UK unemployment rose by a record 281,000 to 2.38 million in the three months to May, the Office for National Statistics has said. The jobless rate increased to 7.6%, the highest in more than 10 years.
The number of people claiming unemployment benefit increased by 23,800 in June to 1.56 million, which was less than analysts had forecast. Unemployment among young people has been especially acute, as firms cut jobs to reduce costs in the downturn.
Young people - those up to 24 years old - have been particularly hard hit with unemployment leaping to a 16-year high of 726,000. The number of those out of work for more than a year rose by 46,000 to 528,000, the highest for 11 years.
TUC general secretary Brendan Barber said: "It's particularly worrying that over half a million unemployed people have been out of work for at least a year, including 133,000 young unemployed people."

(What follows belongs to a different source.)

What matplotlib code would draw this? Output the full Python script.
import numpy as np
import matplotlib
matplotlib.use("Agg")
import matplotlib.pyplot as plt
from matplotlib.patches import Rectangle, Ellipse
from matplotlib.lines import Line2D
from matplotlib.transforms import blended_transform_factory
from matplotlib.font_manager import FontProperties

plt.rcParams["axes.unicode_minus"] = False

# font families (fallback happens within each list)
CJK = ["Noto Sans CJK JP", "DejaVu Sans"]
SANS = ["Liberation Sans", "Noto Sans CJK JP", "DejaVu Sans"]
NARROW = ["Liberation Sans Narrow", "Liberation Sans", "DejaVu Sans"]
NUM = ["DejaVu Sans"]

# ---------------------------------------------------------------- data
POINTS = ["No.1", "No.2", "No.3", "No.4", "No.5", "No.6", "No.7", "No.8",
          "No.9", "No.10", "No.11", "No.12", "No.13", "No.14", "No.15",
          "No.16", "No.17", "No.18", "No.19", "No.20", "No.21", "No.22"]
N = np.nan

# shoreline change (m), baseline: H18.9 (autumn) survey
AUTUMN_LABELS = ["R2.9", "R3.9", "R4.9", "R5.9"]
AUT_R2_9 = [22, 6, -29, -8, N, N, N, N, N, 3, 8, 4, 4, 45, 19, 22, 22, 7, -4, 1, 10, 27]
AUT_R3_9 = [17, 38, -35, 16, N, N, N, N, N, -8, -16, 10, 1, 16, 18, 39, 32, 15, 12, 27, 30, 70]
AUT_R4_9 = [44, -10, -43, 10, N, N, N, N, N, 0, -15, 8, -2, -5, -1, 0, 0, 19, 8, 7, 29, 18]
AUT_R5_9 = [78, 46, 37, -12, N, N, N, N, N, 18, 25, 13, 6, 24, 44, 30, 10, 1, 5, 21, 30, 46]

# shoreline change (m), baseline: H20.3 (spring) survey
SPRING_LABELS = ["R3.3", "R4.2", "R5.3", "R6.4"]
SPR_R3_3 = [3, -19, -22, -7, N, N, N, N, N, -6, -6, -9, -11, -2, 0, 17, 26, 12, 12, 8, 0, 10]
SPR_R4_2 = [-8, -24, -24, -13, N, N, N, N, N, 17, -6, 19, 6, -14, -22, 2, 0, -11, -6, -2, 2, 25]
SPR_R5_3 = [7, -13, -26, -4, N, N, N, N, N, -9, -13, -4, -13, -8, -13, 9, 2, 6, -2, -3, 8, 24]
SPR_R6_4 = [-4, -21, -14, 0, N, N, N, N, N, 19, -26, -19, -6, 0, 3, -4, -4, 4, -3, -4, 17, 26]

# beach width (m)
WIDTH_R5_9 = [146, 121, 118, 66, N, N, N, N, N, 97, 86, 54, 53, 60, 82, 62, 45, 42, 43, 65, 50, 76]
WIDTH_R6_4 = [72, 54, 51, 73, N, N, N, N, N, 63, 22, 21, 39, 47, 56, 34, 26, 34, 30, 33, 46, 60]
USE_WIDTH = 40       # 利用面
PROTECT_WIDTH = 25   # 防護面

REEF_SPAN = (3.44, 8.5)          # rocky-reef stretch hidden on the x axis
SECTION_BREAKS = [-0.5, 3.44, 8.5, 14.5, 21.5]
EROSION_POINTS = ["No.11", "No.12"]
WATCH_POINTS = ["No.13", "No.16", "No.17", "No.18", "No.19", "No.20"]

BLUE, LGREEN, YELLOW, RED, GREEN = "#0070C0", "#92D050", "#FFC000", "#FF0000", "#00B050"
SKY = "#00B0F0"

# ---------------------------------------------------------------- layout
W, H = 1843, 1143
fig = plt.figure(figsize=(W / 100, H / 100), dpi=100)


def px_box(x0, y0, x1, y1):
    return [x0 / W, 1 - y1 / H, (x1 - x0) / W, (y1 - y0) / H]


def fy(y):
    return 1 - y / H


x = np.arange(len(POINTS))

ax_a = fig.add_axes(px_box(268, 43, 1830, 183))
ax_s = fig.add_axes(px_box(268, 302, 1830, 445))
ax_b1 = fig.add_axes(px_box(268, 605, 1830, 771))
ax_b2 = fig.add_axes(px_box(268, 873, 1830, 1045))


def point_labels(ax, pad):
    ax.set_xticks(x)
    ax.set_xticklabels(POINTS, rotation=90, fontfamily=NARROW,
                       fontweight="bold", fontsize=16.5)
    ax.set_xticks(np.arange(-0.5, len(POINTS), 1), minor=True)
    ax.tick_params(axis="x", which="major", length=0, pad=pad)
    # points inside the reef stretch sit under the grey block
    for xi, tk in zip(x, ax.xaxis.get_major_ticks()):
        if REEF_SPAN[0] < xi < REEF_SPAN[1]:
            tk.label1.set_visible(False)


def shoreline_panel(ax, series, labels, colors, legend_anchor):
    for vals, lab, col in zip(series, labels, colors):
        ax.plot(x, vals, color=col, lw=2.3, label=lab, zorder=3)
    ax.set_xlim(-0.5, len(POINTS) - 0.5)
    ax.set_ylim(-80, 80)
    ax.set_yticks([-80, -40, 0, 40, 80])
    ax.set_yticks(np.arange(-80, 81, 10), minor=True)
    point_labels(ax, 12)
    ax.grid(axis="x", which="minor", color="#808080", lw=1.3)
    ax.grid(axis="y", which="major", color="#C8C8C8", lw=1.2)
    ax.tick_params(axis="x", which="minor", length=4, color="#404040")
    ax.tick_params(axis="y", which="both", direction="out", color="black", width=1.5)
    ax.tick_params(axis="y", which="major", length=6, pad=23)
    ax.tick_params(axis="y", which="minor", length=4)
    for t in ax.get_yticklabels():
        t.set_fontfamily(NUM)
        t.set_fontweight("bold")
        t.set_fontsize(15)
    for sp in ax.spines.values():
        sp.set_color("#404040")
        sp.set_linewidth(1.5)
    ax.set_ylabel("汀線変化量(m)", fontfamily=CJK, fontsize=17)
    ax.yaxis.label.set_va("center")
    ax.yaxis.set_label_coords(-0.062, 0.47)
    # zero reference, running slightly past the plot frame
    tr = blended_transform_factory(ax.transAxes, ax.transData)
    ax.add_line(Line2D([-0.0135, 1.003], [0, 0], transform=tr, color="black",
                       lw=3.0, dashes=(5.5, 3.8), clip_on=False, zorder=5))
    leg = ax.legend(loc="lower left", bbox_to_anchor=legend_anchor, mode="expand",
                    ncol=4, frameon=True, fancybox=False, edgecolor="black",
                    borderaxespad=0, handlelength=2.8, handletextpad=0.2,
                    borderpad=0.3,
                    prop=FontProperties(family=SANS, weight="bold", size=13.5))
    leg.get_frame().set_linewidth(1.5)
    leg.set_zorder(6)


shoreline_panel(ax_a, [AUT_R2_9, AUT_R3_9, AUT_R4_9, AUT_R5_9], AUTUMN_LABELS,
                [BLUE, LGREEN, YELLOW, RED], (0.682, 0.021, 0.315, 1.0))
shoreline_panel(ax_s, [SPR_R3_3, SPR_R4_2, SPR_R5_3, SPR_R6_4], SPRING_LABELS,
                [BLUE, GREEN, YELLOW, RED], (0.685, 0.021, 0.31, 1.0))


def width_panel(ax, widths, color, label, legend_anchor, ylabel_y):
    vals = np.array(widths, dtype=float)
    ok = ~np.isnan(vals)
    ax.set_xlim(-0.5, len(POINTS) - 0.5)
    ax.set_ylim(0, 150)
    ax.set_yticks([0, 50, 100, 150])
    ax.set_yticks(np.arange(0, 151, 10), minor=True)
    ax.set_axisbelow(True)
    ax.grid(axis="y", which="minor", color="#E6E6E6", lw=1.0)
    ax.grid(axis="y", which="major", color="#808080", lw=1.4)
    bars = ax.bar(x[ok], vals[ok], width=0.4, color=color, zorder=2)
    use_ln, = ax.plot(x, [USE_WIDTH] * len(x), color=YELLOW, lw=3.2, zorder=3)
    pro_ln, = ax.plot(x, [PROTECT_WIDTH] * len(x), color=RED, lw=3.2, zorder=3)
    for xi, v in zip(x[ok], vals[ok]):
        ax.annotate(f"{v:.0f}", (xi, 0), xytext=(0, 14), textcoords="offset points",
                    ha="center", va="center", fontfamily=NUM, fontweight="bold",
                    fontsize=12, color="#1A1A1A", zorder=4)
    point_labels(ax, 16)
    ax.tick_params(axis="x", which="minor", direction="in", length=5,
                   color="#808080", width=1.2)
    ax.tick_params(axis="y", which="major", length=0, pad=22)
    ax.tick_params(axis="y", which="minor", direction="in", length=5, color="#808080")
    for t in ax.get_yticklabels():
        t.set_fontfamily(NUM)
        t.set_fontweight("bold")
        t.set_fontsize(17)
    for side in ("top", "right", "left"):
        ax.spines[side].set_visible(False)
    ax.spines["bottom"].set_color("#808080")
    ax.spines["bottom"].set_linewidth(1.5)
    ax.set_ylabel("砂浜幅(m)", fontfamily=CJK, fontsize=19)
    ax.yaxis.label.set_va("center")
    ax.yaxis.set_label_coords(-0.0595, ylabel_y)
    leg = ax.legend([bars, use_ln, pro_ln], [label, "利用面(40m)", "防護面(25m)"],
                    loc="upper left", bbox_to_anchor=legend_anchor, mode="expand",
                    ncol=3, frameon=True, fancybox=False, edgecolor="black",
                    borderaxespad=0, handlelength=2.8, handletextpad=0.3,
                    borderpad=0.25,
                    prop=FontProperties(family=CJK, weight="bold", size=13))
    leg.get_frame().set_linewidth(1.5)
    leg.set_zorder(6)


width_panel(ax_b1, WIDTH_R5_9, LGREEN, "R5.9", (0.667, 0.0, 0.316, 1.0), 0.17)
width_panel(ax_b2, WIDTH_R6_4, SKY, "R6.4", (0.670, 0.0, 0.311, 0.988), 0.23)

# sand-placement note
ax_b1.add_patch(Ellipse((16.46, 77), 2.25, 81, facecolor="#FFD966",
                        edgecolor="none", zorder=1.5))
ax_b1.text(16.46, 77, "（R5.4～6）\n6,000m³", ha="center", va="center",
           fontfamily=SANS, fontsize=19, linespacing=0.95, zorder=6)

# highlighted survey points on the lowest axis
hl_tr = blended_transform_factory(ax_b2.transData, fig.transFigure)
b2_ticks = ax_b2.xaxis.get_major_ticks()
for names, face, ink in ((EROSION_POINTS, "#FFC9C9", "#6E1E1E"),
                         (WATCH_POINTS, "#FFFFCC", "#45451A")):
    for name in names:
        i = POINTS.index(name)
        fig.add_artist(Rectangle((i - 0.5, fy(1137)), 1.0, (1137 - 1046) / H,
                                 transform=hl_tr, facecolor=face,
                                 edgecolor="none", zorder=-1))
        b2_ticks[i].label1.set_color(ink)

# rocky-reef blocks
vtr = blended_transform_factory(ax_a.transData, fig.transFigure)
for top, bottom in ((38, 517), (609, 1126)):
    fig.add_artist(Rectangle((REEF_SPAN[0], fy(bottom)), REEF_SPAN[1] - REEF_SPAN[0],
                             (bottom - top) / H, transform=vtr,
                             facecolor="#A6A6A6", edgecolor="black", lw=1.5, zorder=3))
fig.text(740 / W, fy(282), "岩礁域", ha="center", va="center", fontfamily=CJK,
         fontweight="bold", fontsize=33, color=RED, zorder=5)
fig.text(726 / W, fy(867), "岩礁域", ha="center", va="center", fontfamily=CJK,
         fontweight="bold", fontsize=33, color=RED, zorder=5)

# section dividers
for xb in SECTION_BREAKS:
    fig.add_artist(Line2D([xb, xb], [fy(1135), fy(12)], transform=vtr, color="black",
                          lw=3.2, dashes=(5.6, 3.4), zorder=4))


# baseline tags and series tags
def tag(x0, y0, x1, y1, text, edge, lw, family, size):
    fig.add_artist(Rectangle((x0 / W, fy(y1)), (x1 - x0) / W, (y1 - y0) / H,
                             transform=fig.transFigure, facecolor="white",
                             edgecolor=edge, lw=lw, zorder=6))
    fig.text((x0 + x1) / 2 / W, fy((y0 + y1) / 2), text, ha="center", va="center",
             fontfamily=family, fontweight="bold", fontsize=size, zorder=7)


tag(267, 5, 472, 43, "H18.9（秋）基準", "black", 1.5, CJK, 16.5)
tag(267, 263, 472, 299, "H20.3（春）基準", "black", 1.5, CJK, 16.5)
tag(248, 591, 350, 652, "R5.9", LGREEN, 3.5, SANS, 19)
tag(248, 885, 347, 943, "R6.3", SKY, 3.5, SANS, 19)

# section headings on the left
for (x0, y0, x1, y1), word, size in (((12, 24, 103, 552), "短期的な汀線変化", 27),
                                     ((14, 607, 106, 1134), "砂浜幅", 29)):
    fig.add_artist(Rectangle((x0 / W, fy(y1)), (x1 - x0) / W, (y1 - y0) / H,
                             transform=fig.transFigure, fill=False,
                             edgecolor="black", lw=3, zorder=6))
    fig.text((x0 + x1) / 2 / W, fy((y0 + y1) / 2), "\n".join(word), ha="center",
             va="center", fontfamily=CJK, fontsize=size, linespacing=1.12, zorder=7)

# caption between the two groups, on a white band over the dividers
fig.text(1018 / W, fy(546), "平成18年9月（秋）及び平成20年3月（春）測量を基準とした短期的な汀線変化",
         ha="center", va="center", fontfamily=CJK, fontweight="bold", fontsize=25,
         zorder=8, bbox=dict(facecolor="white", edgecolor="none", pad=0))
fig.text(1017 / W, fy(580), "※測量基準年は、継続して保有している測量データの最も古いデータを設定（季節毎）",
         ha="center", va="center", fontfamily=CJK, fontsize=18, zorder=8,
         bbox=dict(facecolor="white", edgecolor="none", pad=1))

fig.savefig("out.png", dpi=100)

"With a new generation of school and college leavers soon starting to look for work, our unemployment crisis will get even bigger.
Separately a BBC survey showed two-thirds of people across the UK know someone who has lost a job in the recession.
Even though politicans are claiming that economic conditions are stabilising, economists expect unemployment to continue rising this year, as financial uncertainty persists.
Vicky Redwood of Capital Economics said the latest figures contained "conflicting signals about whether conditions in the labour market are getting better or worse".
The increase in the unemployment total of 281,000 in the three months to May was the biggest quarterly rise since records of the ILO measure began in 1971. However, the rise in the claimant count in June was less than expected, and May's increase in the claimant count was revised down to 30,800 from the original estimate of 39,000.
"The claimant count measure of unemployment in June posted its smallest rise in a year. However, the wider ILO measure posted its biggest rise on record," said Ms Redwood. But, she said, unemployment was unlikely to fall until economic growth returned to its trend rate, and this would take a long time.
Not only is unemployment rising, figures show that the number of jobs available has also fallen. The number of vacancies dropped to a record low of 429,000 in the three months to June, down by 35,000 from the previous quarter. The number of unemployed men increased by almost 200,000 to 1.46 million, and 84,000 more women were out of work, putting female unemployment at 923,000.
Wales was the only part of the UK to see unemployment fall. During the three months to May, Wales saw 1,000 fewer unemployed people, putting the total at 107,000. In terms of unemployment rates, the West Midlands has the highest rate at 10.3% while the South East has the lowest at 6.1%.
Manufacturing jobs kept declining, down by 201,000 to a record low of 2.6 million.